The Evolutionary Origins of Pride and Shame

The signals associated with dominant status and subordinate status show numerous, structural similarities across diverse species. The function of submissive appeasement signals is to turn off the aggressive behavior of a threatening conspecific. In terms of maintaining social order it can be argued that the submissive display is the most important of all signals. When encountering a higher-ranking individual, subordinates avert their gaze and lower their heads and bodies. Dominant individuals display an erect posture and threaten subordinates with an unrelenting stare. Moreover, the dominants have a relaxed nonchalance and confidence in their bearing, in marked contrast to the subordinates, who appear nervous and fidgety. These patterns hold true for great apes, Old World monkeys and wolves. Darwin (1872) noted that expressions of pride and shame in humans parallel the signals for dominance and submission displayed by other species. The behavioral concomitants associated with a subjective experience of pride can be viewed as spontaneous and largely unconscious signals indicating high rank. Conversely, the subjective experience of shame results in spontaneous, involuntary signals of submission which function to de-escalate conflict.

Weisfeld (1999) makes a compelling argument that the terms shame and pride can be used to subsume a plethora of divergent psychological constructs such as self-esteem, guilt, prestige striving, success striving, social comparison, approval motivation, prosocial behavior and a multitude of others. These constructs differ from each other mainly in the particulars of the situations in which they are manifested but all are part of essentially the same behavioral system. The failure of psychology to incorporate these patterns of behavior into a comprehensive biologically meaningful system has led to innumerable erroneous judgments. For example, pride and shame were considered by many psychologists to be “learned motives” which is equivalent to saying that hunger is a “learned motive”.

The types of evidence needed to demonstrate that a particular behavior is an evolved adaptation, as proposed by Darwin (1872), clearly exist for pride and shame. The behaviors exist throughout the species. The emotions of pride and shame are present in every human culture (Edelmann, 1990).

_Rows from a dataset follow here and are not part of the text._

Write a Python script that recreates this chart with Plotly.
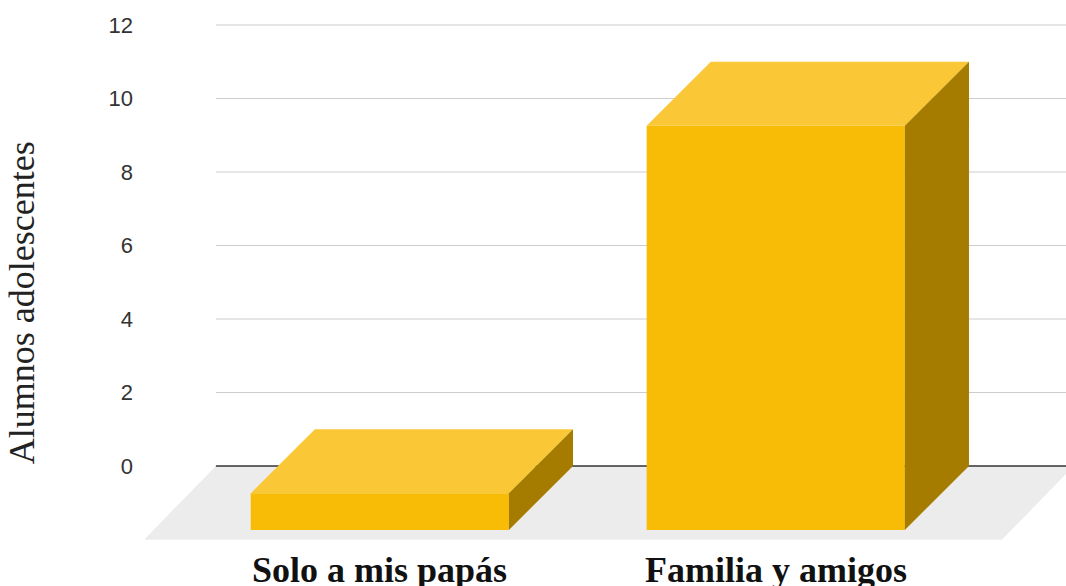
import plotly.graph_objects as go

# data
categories = ["Solo a mis papás", "Familia y amigos"]
values = [1, 11]
y_ticks = [0, 2, 4, 6, 8, 10, 12]

# colours
front_color = "#F9BC06"
top_color = "#FAC737"
side_color = "#A67C00"
floor_color = "#ECECEC"
grid_color = "#CCCCCC"
zero_color = "#333333"

# geometry of the fake 3d look (axis units)
x_range = [-0.755, 1.571]
y_range = [-2.15, 12.136]
bar_w = 0.652
depth_x = 0.162
depth_y = 1.74
floor_pad = 0.25
floor_dx = 0.182
floor_dy = 2.01

pos = list(range(len(categories)))


def face(xs, ys, color):
    return go.Scatter(x=xs + xs[:1], y=ys + ys[:1], mode="lines", fill="toself",
                      fillcolor=color, line=dict(width=0),
                      hoverinfo="skip", showlegend=False)


fig = go.Figure()

# floor
fl_left = pos[0] - bar_w / 2 - floor_pad
fl_right = pos[-1] + bar_w / 2 + floor_pad + 0.015
fig.add_trace(face([fl_left, fl_right, fl_right - floor_dx, fl_left - floor_dx],
                   [0, 0, -floor_dy, -floor_dy], floor_color))

# zero line
fig.add_trace(go.Scatter(
    x=[fl_left, x_range[1]], y=[0, 0], mode="lines",
    line=dict(color=zero_color, width=1.6), hoverinfo="skip", showlegend=False))

# bars: front, top, side
for p, v in zip(pos, values):
    x0 = p - bar_w / 2
    x1 = p + bar_w / 2
    fig.add_trace(face([x0 - depth_x, x1 - depth_x, x1 - depth_x, x0 - depth_x],
                       [-depth_y, -depth_y, v - depth_y, v - depth_y], front_color))
    fig.add_trace(face([x0 - depth_x, x1 - depth_x, x1, x0],
                       [v - depth_y, v - depth_y, v, v], top_color))
    fig.add_trace(face([x1 - depth_x, x1, x1, x1 - depth_x],
                       [v - depth_y, v, 0, -depth_y], side_color))

# gridlines start at the back corner of the floor
for t in y_ticks[1:]:
    fig.add_shape(type="line", xref="x", yref="y", x0=fl_left, x1=x_range[1],
                  y0=t, y1=t, line=dict(color=grid_color, width=1), layer="below")

# category labels under the front faces
for p, c in zip(pos, categories):
    fig.add_annotation(
        text="<b>" + c + "</b>", xref="x", x=p - depth_x, xanchor="center",
        yref="paper", y=0, yshift=-25, yanchor="middle", showarrow=False,
        font=dict(family="Liberation Serif", size=36, color="#111111"))

fig.add_annotation(
    text="Alumnos adolescentes", textangle=-90,
    xref="paper", x=0, xshift=-123, xanchor="center",
    yref="y", y=4.43, yanchor="middle", showarrow=False,
    font=dict(family="Liberation Serif", size=36, color="#222222"))

fig.update_layout(
    width=1066, height=586,
    margin=dict(l=145, r=0, t=20, b=41),
    paper_bgcolor="white", plot_bgcolor="white",
    xaxis=dict(range=x_range, showgrid=False, zeroline=False,
               showticklabels=False, ticks="", automargin=False),
    yaxis=dict(range=y_range, showgrid=False, zeroline=False, automargin=False,
               tickvals=y_ticks, ticks="", ticklabelstandoff=11,
               tickfont=dict(family="Liberation Sans", size=22, color="#333333")),
)

# drop the default page margin so the figure fills the window
fig.write_html("out.html",
               config={"displayModeBar": False},
               post_script="document.body.style.margin='0';"
                           "document.body.style.overflow='hidden';")
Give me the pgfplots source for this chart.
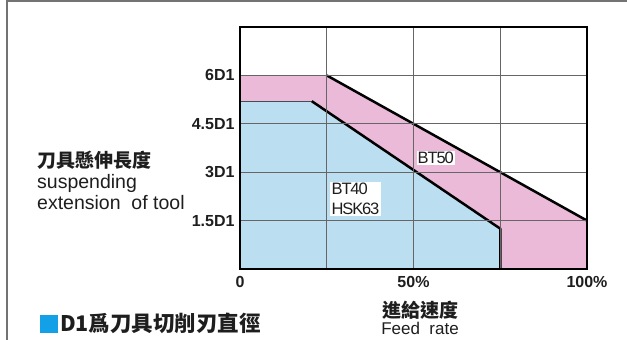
\documentclass[border=0pt]{standalone}
\usepackage{fontspec}
\setmainfont{Liberation Sans}
\newfontfamily\cjk{Noto Sans CJK TC}
\newfontfamily\lbl{Liberation Sans}[LetterSpace=-7]
\usepackage{pgfplots}
\pgfplotsset{compat=1.18}
\definecolor{pinkfill}{RGB}{234,186,216}
\definecolor{bluefill}{RGB}{187,223,241}
\definecolor{sqblue}{RGB}{20,160,230}
\definecolor{txt}{RGB}{30,30,30}

\begin{document}
\begin{tikzpicture}[x=1pt,y=1pt]
\useasboundingbox (0,0) rectangle (627,340);
\draw[black!55, line width=1.5pt] (7,0) -- (7,339) -- (627,339);
\begin{axis}[
    at={(240pt,71pt)}, anchor=south west,
    scale only axis, width=347pt, height=242pt,
    xmin=0, xmax=100, ymin=0, ymax=7.5,
    xtick={0,25,50,75,100}, xticklabels={0,,50\%,,100\%},
    ytick={1.5,3,4.5,6}, yticklabels={1.5D1,3D1,4.5D1,6D1},
    major tick length=0pt,
    grid=major,
    grid style={line width=0.8pt, black!60},
    axis line style={line width=2.5pt, black},
    axis on top,
    ticklabel style={font=\fontsize{16}{18}\selectfont\bfseries, text=txt},
    /pgf/number format/assume math mode=true,
    xticklabel style={yshift=-4pt},
    yticklabel style={xshift=-2pt},
]
% BT50 region
\addplot[fill=pinkfill, draw=none] coordinates {(0,0) (0,6) (25,6) (100,1.5) (100,0)} -- cycle;
% BT40 / HSK63 region
\addplot[fill=bluefill, draw=none] coordinates {(0,0) (0,5.2) (20.7,5.2) (75,1.25) (75,0)} -- cycle;
% outlines
\addplot[line width=1.3pt, black!65!pinkfill] coordinates {(0,6) (25,6)};
\addplot[line width=1.3pt, black!65!bluefill] coordinates {(0,5.2) (20.7,5.2)};
\addplot[line width=1pt, black!30!pinkfill] coordinates {(100,1.5) (100,0)};
\addplot[line width=2.5pt, black] coordinates {(25,6) (100,1.5)};
\addplot[line width=2.5pt, black, line join=round] coordinates {(20.7,5.2) (75,1.25) (75,0)};
\node[fill=white, inner sep=1pt, text=txt, font=\lbl\fontsize{16.5}{17}\selectfont] at (axis cs:56.4,3.44) {BT50};
\node[fill=white, inner sep=1.5pt, align=left, text=txt, font=\lbl\fontsize{16.5}{20}\selectfont] at (axis cs:33.3,2.17) {BT40\\HSK63};
\end{axis}
% axis titles
\node[anchor=base west, inner sep=0pt, text=txt, font=\cjk\bfseries\fontsize{19}{20}\selectfont] at (37,172) {刀具懸伸長度};
\node[anchor=base west, inner sep=0pt, text=txt, font=\fontsize{19.5}{20}\selectfont] at (37,151) {suspending};
\node[anchor=base west, inner sep=0pt, text=txt, font=\fontsize{19.5}{20}\selectfont] at (37,130) {extension\ \ of tool};
\node[anchor=base, inner sep=0pt, text=txt, font=\cjk\bfseries\fontsize{19}{20}\selectfont] at (420,22) {進給速度};
\node[anchor=base, inner sep=0pt, text=txt, font=\fontsize{17}{18}\selectfont] at (420,5) {Feed\ \ rate};
% note
\fill[sqblue] (40,7) rectangle (58,25);
\node[anchor=base west, inner sep=0pt, text=txt, font=\cjk\bfseries\fontsize{21.5}{22}\selectfont] at (60,8) {D1爲刀具切削刃直徑};
\end{tikzpicture}
\end{document}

They have an invariant developmental timetable, developing around the ages of two or three (Weisfeld, 1999). Pride and shame have distinct stereotypical display structures. An erect, expansive, relaxed carriage characterizes pride. Proud people make direct eye contact in conversation. Shameful individuals avert their gaze and lower their heads. They may also display a nervous smile or display facial blushing. Pride and shame appear to be mediated at the proximate physiological level by an area of the brain called the orbitofrontal cortex (Carlson, 1998). Damage to this area appears to remove a person’s capacity for pride and shame. Levels of the neurotransmitter, serotonin and the hormone, testosterone are positively correlated with feelings of pride (dominance) and negatively correlated with feelings of shame (submission) (Masters & McGuire, 1994; Mazur, 1983). Finally, similar patterns of behavior and similar adaptive outcomes occur in other species. This phylogenetic evidence is particularly compelling in making a case for pride and shame being evolved adaptations.

In humans, the old hierarchical system underlies recently evolved propensities for reciprocal altruism and an even more recently evolved language capacity that allows social exchange to occur in a very abstract and symbolic fashion. Verbal threats, apologies, and promises are used to maintain equity in a system of reciprocal altruism (Trivers, 1971). The basic drives that give impetus to this complex social system are provided by emotional states derived from hierarchical evolution. Dominance (pride) is experienced as a pleasant emotion we seek to obtain (positive reinforcement) and submission (shame) is experienced as aversive state we seek to avoid (negative reinforcement). Thus when we succeed in obtaining material resources or win a prized mating partner we experience pride. Conversely, when we lose out in a competition for resources or are rejected by someone we value as a mating partner we experience shame.